Cadmarvor Fernão Pires is more unique than rare in a literal sense. Fernão Pires is a mainland grape that has miraculously taken root here on the island of Pico, and Lucas is the only grower who has one. This wine is also all about 'more'. Softer than the previous one. Sweeter. More delicate.
Cadmarvor Branco de Uvas Tintas is Adega's other unicum: a white wine made from red grapes of Merlot, Syrah and Cabernet Sauvignon. But it is neither the white nor the red that makes its mark on the bottle, rather the blue, in honour of the flag of the Azores Islands.

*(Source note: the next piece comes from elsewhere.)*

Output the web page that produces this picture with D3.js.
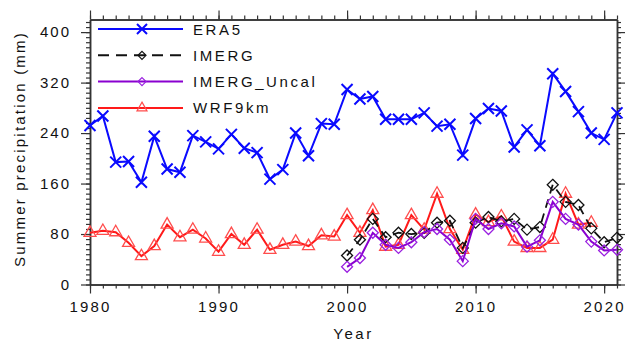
<!DOCTYPE html>
<html>
<head>
<meta charset="utf-8">
<script src="https://cdn.jsdelivr.net/npm/d3@7"></script>
<style>
  body { margin: 0; background: #fff; }
  svg text { font-family: "Liberation Sans", Arial, sans-serif; fill: #111; }
</style>
</head>
<body>
<div id="plot"></div>
<script>
// summer precipitation values (mm)
const era5Years = d3.range(1980, 2022);
const era5 = [252, 267, 194, 195, 162, 235, 183, 178, 236, 226,
    215, 238, 216, 209, 167, 182, 240, 204, 255, 254,
    309, 294, 298, 262, 262, 262, 272, 251, 254, 205,
    263, 279, 275, 218, 245, 220, 334, 306, 274, 240,
    230, 272];

const wrfYears = d3.range(1980, 2020);
const wrf = [82, 85, 83, 66, 45, 61, 95, 75, 87, 73,
    52, 80, 63, 87, 55, 63, 68, 61, 78, 76,
    110, 82, 118, 60, 63, 110, 87, 144, 88, 55,
    111, 99, 108, 68, 58, 58, 71, 144, 95, 98];

const imergYears = d3.range(2000, 2022);
const imerg = [46, 71, 104, 75, 82, 80, 82, 98, 101, 58,
    98, 107, 100, 104, 87, 91, 158, 131, 126, 89,
    67, 74];

const uncal = [28, 42, 82, 63, 58, 67, 83, 88, 71, 37,
    104, 88, 97, 92, 60, 70, 131, 104, 95, 68,
    54, 55];

const yMajor = [0, 80, 160, 240, 320, 400];
const xMajor = [1980, 1990, 2000, 2010, 2020];

const legendNames = ["ERA5", "IMERG", "IMERG_Uncal", "WRF9km"];

const width = 625, height = 343;
const mLeft = 90, mRight = 617, mTop = 19.5, mBottom = 284.5;

const svg = d3.select("#plot").append("svg")
    .attr("width", width)
    .attr("height", height);

const x = d3.scaleLinear().domain([1980, 2021]).range([mLeft, mRight]);
const y = d3.scaleLinear().domain([0, 420]).range([mBottom, mTop]);

const axisColor = "#333";

// axes: major + minor ticks on all four sides
function drawAxis(axisFn, scale, translate, major, minor, labels) {
    const gMinor = svg.append("g").attr("transform", translate)
        .call(axisFn(scale).tickValues(minor).tickSize(4).tickSizeOuter(0).tickFormat(""));
    const gMajor = svg.append("g").attr("transform", translate)
        .call(axisFn(scale).tickValues(major).tickSize(9).tickSizeOuter(0)
            .tickFormat(labels ? d3.format("d") : ""));
    [gMinor, gMajor].forEach(g => {
        g.select(".domain").attr("stroke", axisColor).attr("stroke-width", 1.5);
        g.selectAll(".tick line").attr("stroke", axisColor).attr("stroke-width", 1.2);
    });
    return gMajor;
}

const yMinor = d3.range(0, 421, 8);
const xMinor = d3.range(1980, 2022, 1);

const gx = drawAxis(d3.axisBottom, x, `translate(0,${mBottom})`, xMajor, xMinor, true);
gx.selectAll(".tick text")
    .attr("y", 27)
    .attr("dy", 0)
    .style("font-size", "15px")
    .style("letter-spacing", "2.2px")
    .attr("fill", "#111");
drawAxis(d3.axisTop, x, `translate(0,${mTop})`, xMajor, xMinor, false);

const gy = drawAxis(d3.axisLeft, y, `translate(${mLeft},0)`, yMajor, yMinor, true);
gy.selectAll(".tick text")
    .attr("x", -19)
    .style("font-size", "15px")
    .style("letter-spacing", "2px")
    .attr("fill", "#111");
drawAxis(d3.axisRight, y, `translate(${mRight},0)`, yMajor, yMinor, false);

// axis titles
svg.append("text")
    .attr("x", (mLeft + mRight) / 2)
    .attr("y", 339)
    .attr("text-anchor", "middle")
    .style("font-size", "15px")
    .style("letter-spacing", "2.5px")
    .text("Year");

svg.append("text")
    .attr("transform", `translate(25,${(mTop + mBottom) / 2 - 3}) rotate(-90)`)
    .attr("text-anchor", "middle")
    .style("font-size", "15px")
    .style("letter-spacing", "2.2px")
    .text("Summer precipitation (mm)");

// markers
function crossPath(s) { return `M${-s},${-s}L${s},${s}M${-s},${s}L${s},${-s}`; }
function diamondPath(s) { return `M0,${-s}L${s},0L0,${s}L${-s},0Z`; }
function trianglePath(s) { return `M0,${-s * 1.15}L${s},${s * 0.6}L${-s},${s * 0.6}Z`; }

const series = [
    { name: "WRF9km", years: wrfYears, vals: wrf, color: "#ff1a1a", dash: null,
      marker: trianglePath(6), mColor: "#ff4d4d", mWidth: 1.3, lw: 2 },
    { name: "ERA5", years: era5Years, vals: era5, color: "#0a0aff", dash: null,
      marker: crossPath(5.5), mColor: "#0a0aff", mWidth: 2, lw: 2 },
    { name: "IMERG", years: imergYears, vals: imerg, color: "#111", dash: "9,6",
      marker: diamondPath(5.5), mColor: "#111", mWidth: 1.3, lw: 1.8 },
    { name: "IMERG_Uncal", years: imergYears, vals: uncal, color: "#8a00d0", dash: null,
      marker: diamondPath(5.5), mColor: "#9a20e0", mWidth: 1.3, lw: 2 }
];

const line = d3.line().x(d => x(d[0])).y(d => y(d[1]));

series.forEach(s => {
    const pts = s.years.map((yr, i) => [yr, s.vals[i]]);
    svg.append("path")
        .datum(pts)
        .attr("d", line)
        .attr("fill", "none")
        .attr("stroke", s.color)
        .attr("stroke-width", s.lw)
        .attr("stroke-dasharray", s.dash);
    svg.append("g").selectAll("path")
        .data(pts)
        .enter()
        .append("path")
        .attr("transform", d => `translate(${x(d[0])},${y(d[1])})`)
        .attr("d", s.marker)
        .attr("fill", "none")
        .attr("stroke", s.mColor)
        .attr("stroke-width", s.mWidth);
});

// legend
const legendStyle = {
    "ERA5": { color: "#0a0aff", dash: null, marker: crossPath(5), mColor: "#0a0aff", mWidth: 2 },
    "IMERG": { color: "#111", dash: "11,7", marker: diamondPath(4), mColor: "#111", mWidth: 1.2 },
    "IMERG_Uncal": { color: "#8a00d0", dash: null, marker: diamondPath(4), mColor: "#9a20e0", mWidth: 1.2 },
    "WRF9km": { color: "#ff1a1a", dash: null, marker: trianglePath(5), mColor: "#ff4d4d", mWidth: 1.2 }
};

const legend = svg.append("g").attr("transform", "translate(98,29)");
legendNames.forEach((name, i) => {
    const st = legendStyle[name];
    const row = legend.append("g").attr("transform", `translate(0,${i * 26.3})`);
    row.append("line")
        .attr("x1", 0).attr("x2", 85)
        .attr("stroke", st.color)
        .attr("stroke-width", 2)
        .attr("stroke-dasharray", st.dash);
    row.append("path")
        .attr("transform", "translate(44,0)")
        .attr("d", st.marker)
        .attr("fill", "none")
        .attr("stroke", st.mColor)
        .attr("stroke-width", st.mWidth);
    row.append("text")
        .attr("x", 95)
        .attr("y", 5.5)
        .style("font-size", "15px")
        .style("letter-spacing", "2.6px")
        .text(name);
});
</script>
</body>
</html>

"How are these wines all so different from each other?" I ask. Sandra speaks again: “Because the grapes used to make them are all different, and the areas of Pico where their vineyards are located are also varied: São Mateus, Criacão Velha and Candelária. The storms that hit the island during the winter, don't carry the ocean into the vineyards in a uniform way and that's why you have such a variety of acidity, flavour and minerality."
As if it had just flashed through her mind, when it was clearly an idea conceived and planned for some time, Sandra adds: "And whilst we're on the subject, let's take the pick-up and go and see the vineyards of São Mateus. Lucas's dad is working on some currais in an area we have just reclaimed, so, that before we leave, you can see how we work here”.
No sooner said than done: we jump into the pick-up and head off in the direction of São Mateus.
Outside the window, Pico is arid and almost extra-terrestrial.
It is hard to believe that life can emerge from these lands.
Simona sparks a memory: "Mordor! It looks like the lands of Mordor from The Lord of the Rings!"
And indeed, the bones found amongst the vines immediately harken us back to the wastelands described by J.R.R. Tolkien.
Although it may not have the grand hotels of the Portuguese coast, the elegant sophistication of Comporta or the splendour of Lisbon, this island is incredibly rich in spirit.
There is an attractiveness in its gritty determination and that of its inhabitants.
And strangely, for islanders, they are all extremely sociable. They smile, seem to know a secret they don't want to reveal and have a 'no problem, let's carry on' lifestyle.
When we arrive, Lucas' father is busy at work, rebuilding the currais by hand, stone by stone. They form veritable labyrinths that, like meridians and parallels on a map, carve up the land's descent down to the ocean, along a hillside made even more brutal by the desolation of the landscape itself. Lucas hastily takes his leave and lopes off to help his father. As if our visit had so far kept him from the only thing that matters: his duties.
Sandra tells us to pay no heed to the fish bones littering the path, "The smell keeps the rabbits away!"
As the men of the Amaral family bend, lift, position and bend again, Sandra says: "Look at their hands. The stones have completely erased the fingerprints. That is the price you pay for working this land."
This island produces men for whom there is little time for boyhood. Testing their mettle, it hardens and forges them into men of few words, unused to complaining.
Men like Lucas.
Ladies and Gentlemen: the 21-year-old vigneron Lucas Lopes Amaral!